Ten years ago, a group of women at Myers Park United Methodist Church tossed around an idea to open a little bookstore in the church’s new building addition.

The more they talked, the more the idea grew. They could serve coffee. They could sell baby gifts.

“It just blossomed,” said church member Jean Cannon.

This week, Goodness Gracious! gift shop celebrates its 10th anniversary. It has given almost $300,000 in proceeds to local, national and international missions organizations.

“It has been a joy,” said Cannon, one of the founders of Goodness Gracious! and the shop’s ministry team leader. “It’s so inspirational.”

As ideas for Goodness Gracious! crystallized 10 years ago, the church offered the shop what Cannon considers the best room in the new Parish Life Building, a space in the lobby by the front door. The Luther Snyder Sunday school class, along with a few individuals, donated startup costs.

Volunteers scoured thrift shops for bookcases and display tables for the shop, and they began ordering items to sell from merchandise markets.

Except for short stints where the shop hired a manager and a part-time employee during a few summers, the shop has been entirely run by volunteers. It is open five days a week, including Sunday mornings.

Many of its founders had business experience, but none had started a business from scratch. They’ve had to learn everything from how to choose merchandise that sells to how to make a Facebook page for the shop.

The shop is filled with gifts, books, Bibles and cards, including jewelry, scarves, baby items and books written by church staff.

Over the years, many of the volunteers have become close friends. They’ve celebrated the births of each others’ children and grandchildren and mourned the death of treasured volunteers.

“It’s been so great to have all of these women come together and make great friendships,” Cannon said. “It’s a really welcoming place.”

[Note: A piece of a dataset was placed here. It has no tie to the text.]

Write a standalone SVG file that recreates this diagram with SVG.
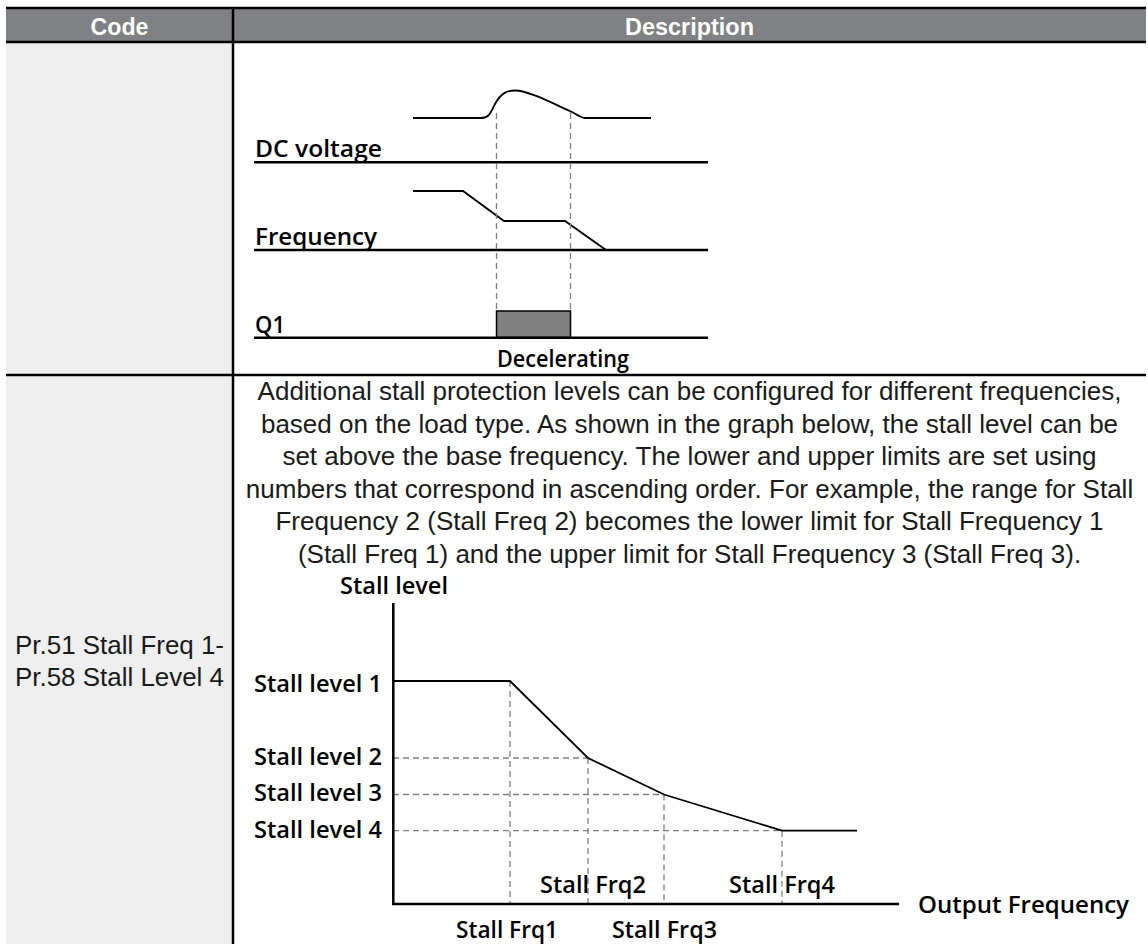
<svg xmlns="http://www.w3.org/2000/svg" width="1148" height="944" viewBox="0 0 1148 944">
<style>
.hdr{font-family:"Liberation Sans",Arial,sans-serif;font-weight:bold;font-size:24px;fill:#ffffff}
.body{font-family:"Liberation Sans",Arial,sans-serif;font-size:26px;fill:#1a1a1a}
.lbl{font-family:"Open Sans","Noto Sans",sans-serif;font-weight:600;font-size:24px;fill:#000}
.tl{font-family:"Open Sans","Noto Sans",sans-serif;font-weight:600;font-size:22.5px;fill:#000}
.rule{stroke:#000;stroke-width:2.5;fill:none}
.sig{stroke:#000;stroke-width:1.8;fill:none}
.dash{stroke:#808080;stroke-width:1.3;stroke-dasharray:6 4;fill:none}
</style>
<rect width="1148" height="944" fill="#ffffff"/>
<g id="table">
  <rect x="6" y="42" width="227" height="902" fill="#efefef"/>
  <rect x="6" y="8" width="1140" height="34" fill="#808184"/>
  <line class="rule" x1="6" y1="8" x2="1146" y2="8"/>
  <line class="rule" x1="6" y1="42" x2="1146" y2="42"/>
  <line class="rule" x1="233" y1="8" x2="233" y2="944"/>
  <line class="rule" x1="6" y1="375" x2="1146" y2="375"/>
  <text class="hdr" x="119.5" y="35" text-anchor="middle" textLength="58" lengthAdjust="spacingAndGlyphs">Code</text>
  <text class="hdr" x="689.5" y="35" text-anchor="middle" textLength="129" lengthAdjust="spacingAndGlyphs">Description</text>
  <text class="body" x="15" y="654" textLength="209" lengthAdjust="spacingAndGlyphs">Pr.51 Stall Freq 1-</text>
  <text class="body" x="15" y="686" textLength="209" lengthAdjust="spacingAndGlyphs">Pr.58 Stall Level 4</text>
</g>
<g id="timing">
  <text class="tl" x="255" y="157" textLength="127" lengthAdjust="spacingAndGlyphs">DC voltage</text>
  <line class="rule" x1="254" y1="162.3" x2="708" y2="162.3"/>
  <path class="sig" d="M413,118 H482 C489,118 491,112 495,104 C501,93 507,90.5 515,90.5 C528,90.5 552,103 572,112 C576,114 580,117 584,118 H651"/>
  <text class="tl" x="255" y="245" textLength="122" lengthAdjust="spacingAndGlyphs">Frequency</text>
  <line class="rule" x1="254" y1="250" x2="708" y2="250"/>
  <path class="sig" d="M413,191 H463 L504,221 H565 L606,250"/>
  <line class="dash" x1="496.5" y1="113" x2="496.5" y2="311"/>
  <line class="dash" x1="570.5" y1="113" x2="570.5" y2="311"/>
  <text class="tl" x="255" y="333" textLength="30" lengthAdjust="spacingAndGlyphs">Q1</text>
  <rect x="496.5" y="311" width="74" height="26.5" fill="#808080" stroke="#000" stroke-width="1.5"/>
  <line class="rule" x1="254" y1="337.7" x2="708" y2="337.7"/>
  <text class="tl" x="497" y="367" textLength="132" lengthAdjust="spacingAndGlyphs">Decelerating</text>
</g>
<g id="paragraph" class="body" text-anchor="middle">
  <text x="689.5" y="400">Additional stall protection levels can be configured for different frequencies,</text>
  <text x="689.5" y="432.6">based on the load type. As shown in the graph below, the stall level can be</text>
  <text x="689.5" y="465.2">set above the base frequency. The lower and upper limits are set using</text>
  <text x="689.5" y="497.8">numbers that correspond in ascending order. For example, the range for Stall</text>
  <text x="689.5" y="530.4">Frequency 2 (Stall Freq 2) becomes the lower limit for Stall Frequency 1</text>
  <text x="689.5" y="563">(Stall Freq 1) and the upper limit for Stall Frequency 3 (Stall Freq 3).</text>
</g>
<g id="graph">
  <line class="dash" x1="393" y1="758" x2="588" y2="758"/>
  <line class="dash" x1="393" y1="794.5" x2="664" y2="794.5"/>
  <line class="dash" x1="393" y1="830.7" x2="782" y2="830.7"/>
  <line class="dash" x1="510" y1="681" x2="510" y2="904"/>
  <line class="dash" x1="588" y1="758" x2="588" y2="904"/>
  <line class="dash" x1="664" y1="794.5" x2="664" y2="904"/>
  <line class="dash" x1="782" y1="830.7" x2="782" y2="904"/>
  <line class="rule" x1="393.3" y1="603" x2="393.3" y2="905"/>
  <line class="rule" x1="392" y1="904" x2="899" y2="904"/>
  <path class="sig" d="M393,681 H510 L588,758 L664,794.5 L782,830.7 H857"/>
  <text class="lbl" x="340" y="594" textLength="108" lengthAdjust="spacingAndGlyphs">Stall level</text>
  <text class="lbl" x="254" y="692" textLength="128" lengthAdjust="spacingAndGlyphs">Stall level 1</text>
  <text class="lbl" x="254" y="764.5" textLength="128" lengthAdjust="spacingAndGlyphs">Stall level 2</text>
  <text class="lbl" x="254" y="801" textLength="128" lengthAdjust="spacingAndGlyphs">Stall level 3</text>
  <text class="lbl" x="254" y="837.5" textLength="128" lengthAdjust="spacingAndGlyphs">Stall level 4</text>
  <text class="lbl" x="540" y="893" textLength="106" lengthAdjust="spacingAndGlyphs">Stall Frq2</text>
  <text class="lbl" x="729" y="893" textLength="106" lengthAdjust="spacingAndGlyphs">Stall Frq4</text>
  <text class="lbl" x="456" y="938" textLength="102" lengthAdjust="spacingAndGlyphs">Stall Frq1</text>
  <text class="lbl" x="612" y="938" textLength="105" lengthAdjust="spacingAndGlyphs">Stall Frq3</text>
  <text class="lbl" x="918" y="913" textLength="211" lengthAdjust="spacingAndGlyphs">Output Frequency</text>
</g>
</svg>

The shop’s ongoing mission has been to donate all proceeds to charities, which a board of store volunteers chooses. On Sept. 26, in celebration of the shop’s official anniversary, Goodness Gracious! announced a donation of $35,000 that will be divided among five nonprofit organizations.

The shop is open to the community, and people have learned about it through word of mouth and some advertising. Many stop by to shop or have a cup of coffee and end up chatting with volunteers or other shoppers.

“There has been a lot of laughter and tears,” Cannon said. “It’s a wonderful place for people to have fellowship.”

Sonya Charles, an original volunteer at Goodness Gracious!, said she joined the project because she wanted to be part of its mission work.

A former church preschool teacher, Charles enjoys reconnecting with parents when they stop by the shop.

“I get to see many of the members and meet members I don’t know,” she said.

As it enters its second decade, the shop continues to recruit volunteers and spread the word about its mission. Shoppers rarely leave without buying a gift.

“They know that every present they buy, they’re giving a double gift,” Cannon said. “That’s the joy of it.”